On the CUPTI documentation, it’s mentioned that “CUPTI initialization occurs lazily the first time you invoke any CUPTI function. For the Activity, Event, Metric, and Callback APIs there are no requirements on when this initialization must occur (i.e. you can invoke the first CUPTI function at any point).”

However,

I noticed that whenever we have CUDA APIs before CUPTI at least for PCIe and NVLink activity kinds, CUPTI activities don’t work. I tried to enable activity types, registering the callbacks right after cudaGetDeviceCount and call cuptiActivityFlushAll but it’s giving me any activity records.

According to the documentation, shouldn’t it work even before CUDA API calls? I think this is a bug!

I am using CUPTI in 10.1.105 release and Driver Version: 418.39 and CUDA Version: 10.1

cuda_err = cudaGetDeviceCount(&dev_count);
CUPTI_CALL(cuptiActivityEnable(CUPTI_ACTIVITY_KIND_NVLINK));
CUPTI_CALL(cuptiActivityEnable(CUPTI_ACTIVITY_KIND_DEVICE));
CUPTI_CALL(cuptiActivityRegisterCallbacks(bufferRequested, bufferCompleted));
//some stuff
CUPTI_CALL(cuptiActivityFlushAll(0));

this will result in empty buffer

It appears to be a bug in the CUPTI. We will evaluate if this can be fixed. Thanks for reporting it.

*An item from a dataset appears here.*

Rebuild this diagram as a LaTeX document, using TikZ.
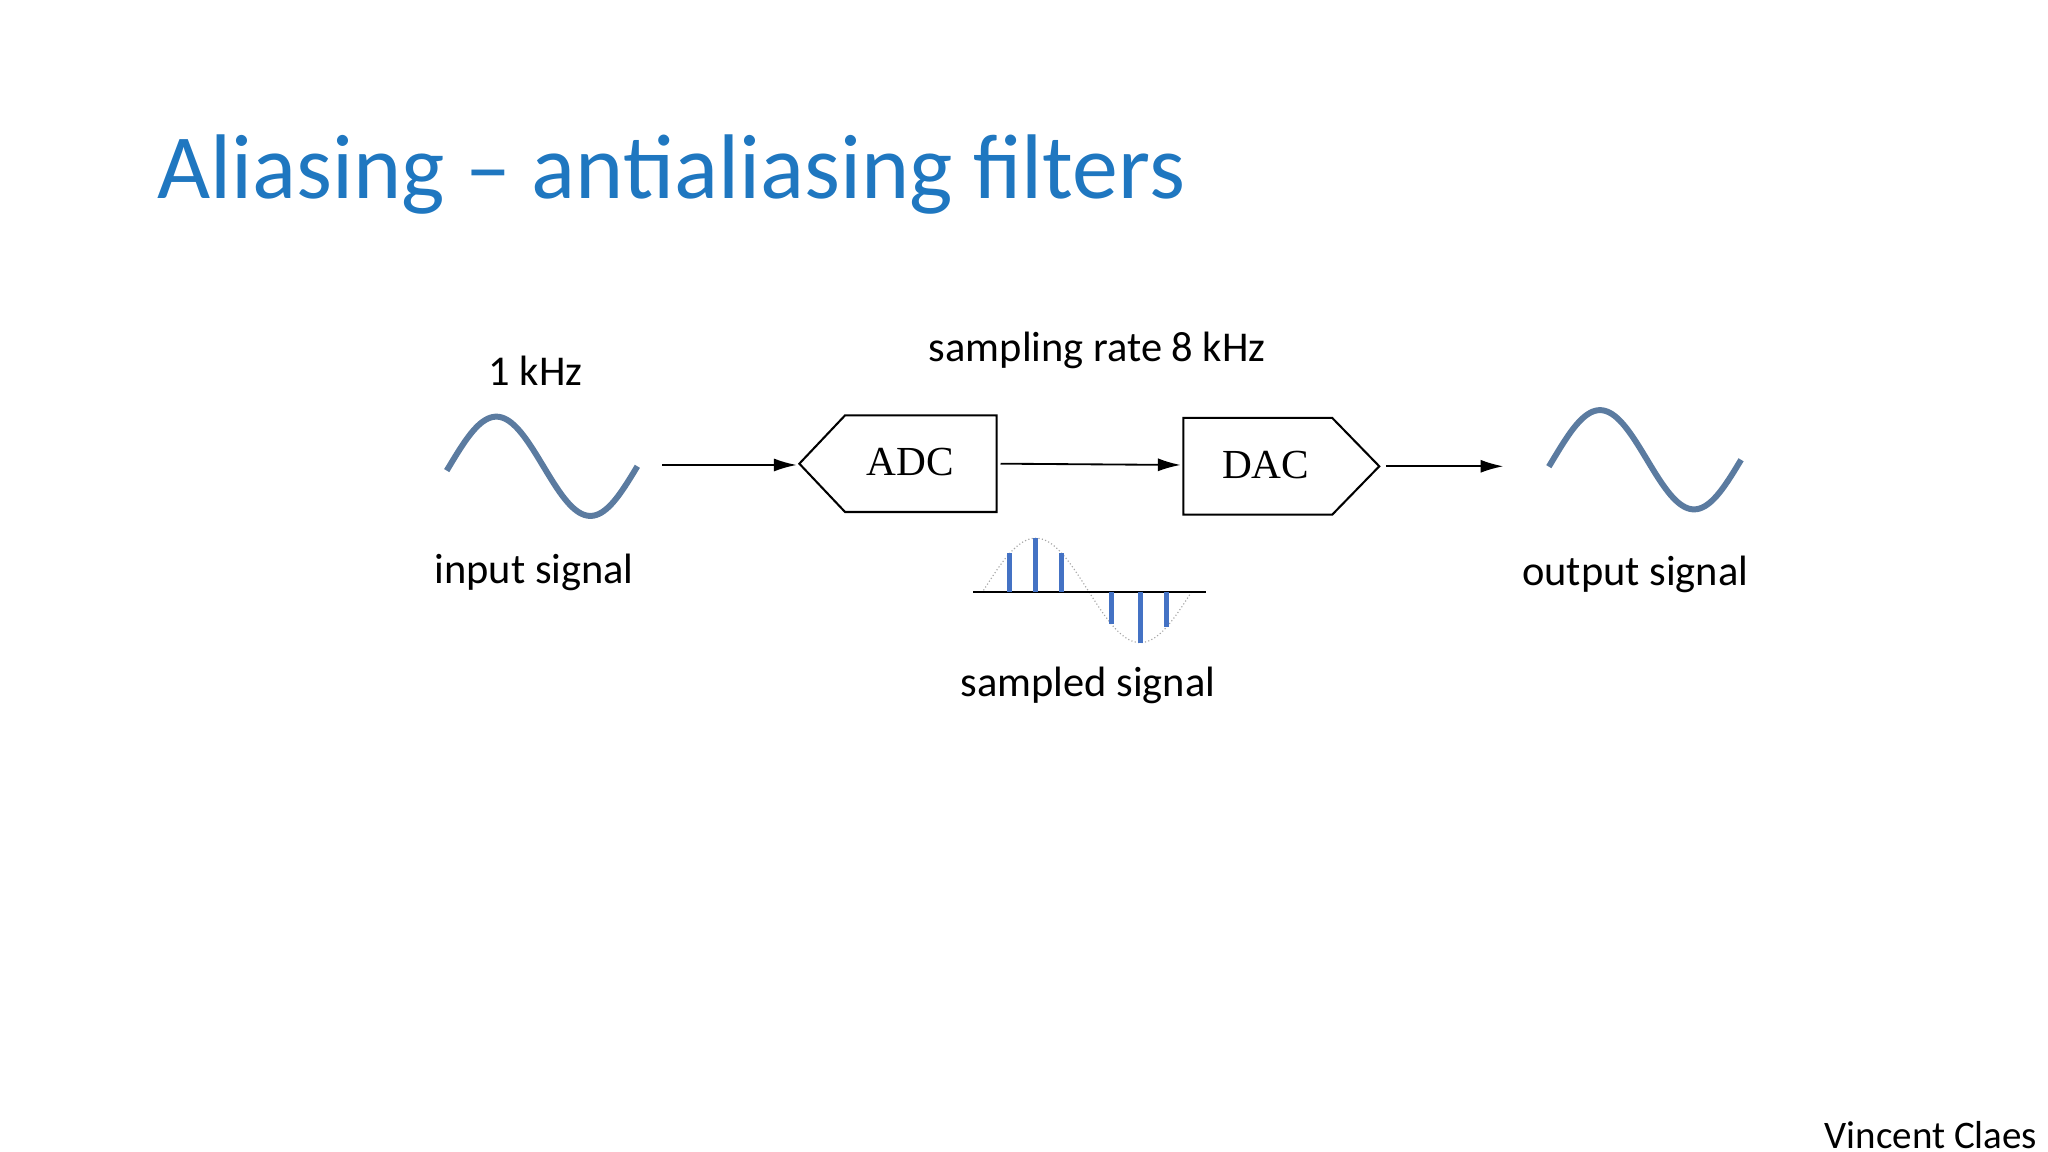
\documentclass[tikz,border=0pt]{standalone}
\usepackage{fontspec}
\setmainfont{Carlito}
\newfontfamily\tms{Liberation Serif}
\usetikzlibrary{arrows.meta}
\definecolor{ttl}{HTML}{1F77C0}
\definecolor{sw}{HTML}{5B7BA0}
\definecolor{sb}{HTML}{4472C4}
\begin{document}
\begin{tikzpicture}[x=0.02cm,y=-0.02cm,
  lbl/.style={font=\fontsize{18.5}{22}\selectfont},
  blk/.style={draw,line width=0.9pt},
  arr/.style={-{Latex[length=3.5mm,width=2mm]},line width=0.8pt},
  wave/.style={sw,line width=2.6pt},
  stick/.style={sb,line width=2.2pt}]
\useasboundingbox (0,0) rectangle (1568,882);
\node[anchor=base west,text=ttl,font=\fontsize{40}{46}\selectfont,inner sep=0] (title) at (120,152) {Aliasing – antialiasing filters};
% shapes
\draw[blk] (612,355) -- (647,318) -- (763,318) -- (763,392) -- (647,392) -- cycle;
\node[font=\tms\fontsize{18}{20}\selectfont] (adc) at (697,354) {ADC};
\draw[blk] (906,320) -- (1020,320) -- (1056,357) -- (1020,394) -- (906,394) -- cycle;
\node[font=\tms\fontsize{18}{20}\selectfont] (dac) at (969,356) {DAC};
\coordinate (a1) at (507,356); \coordinate (a2) at (610,356);
\coordinate (b1) at (766,355); \coordinate (b2) at (904,356);
\coordinate (c1) at (1061,357); \coordinate (c2) at (1151,357);
\draw[arr] (a1) -- (a2);
\draw[arr] (b1) -- (b2);
\draw[arr] (c1) -- (c2);
% waves
\draw[wave,domain=-5:360,samples=80] plot ({344+\x*0.4},{357-38*sin(\x)});
\draw[wave,domain=-8:360,samples=80] plot ({1189+\x*0.4},{352-38*sin(\x)});
% sampled signal
\draw[gray!70,densely dotted,line width=0.5pt,domain=0:360,samples=80] plot ({753+\x*0.4444},{452-40*sin(\x)});
\draw[line width=0.9pt] (745,453) -- (923,453);
\foreach \t in {45,90,135,220,270,315}
  \draw[stick] ({753+\t*0.4444},453) -- ({753+\t*0.4444},{452-40*sin(\t)});
% labels
\node[lbl] (f) at (410,284) {1 kHz};
\node[lbl] (sr) at (840,268) {sampling rate 8 kHz};
\node[lbl] (in) at (409,438) {input signal};
\node[lbl] (out) at (1252,440) {output signal};
\node[lbl] (ss) at (833,525) {sampled signal};
\node[lbl,anchor=east,font=\fontsize{17}{20}\selectfont] (vc) at (1566,869) {Vincent Claes};
\end{tikzpicture}
\end{document}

In CUDA 11.7 release, a new API cuptiActivityEnableAndDump is introduced to provide snapshot of certain activities like device, context, stream, NVLINK and PCIE at any point during the profiling session.
For NVLINK and PCIE records, user can call cuptiActivityEnableAndDump(CUPTI_ACTIVITY_KIND_NVLINK) and cuptiActivityEnableAndDump(CUPTI_ACTIVITY_KIND_PCIE) respectively to retrieve records at any point after CUDA initialization.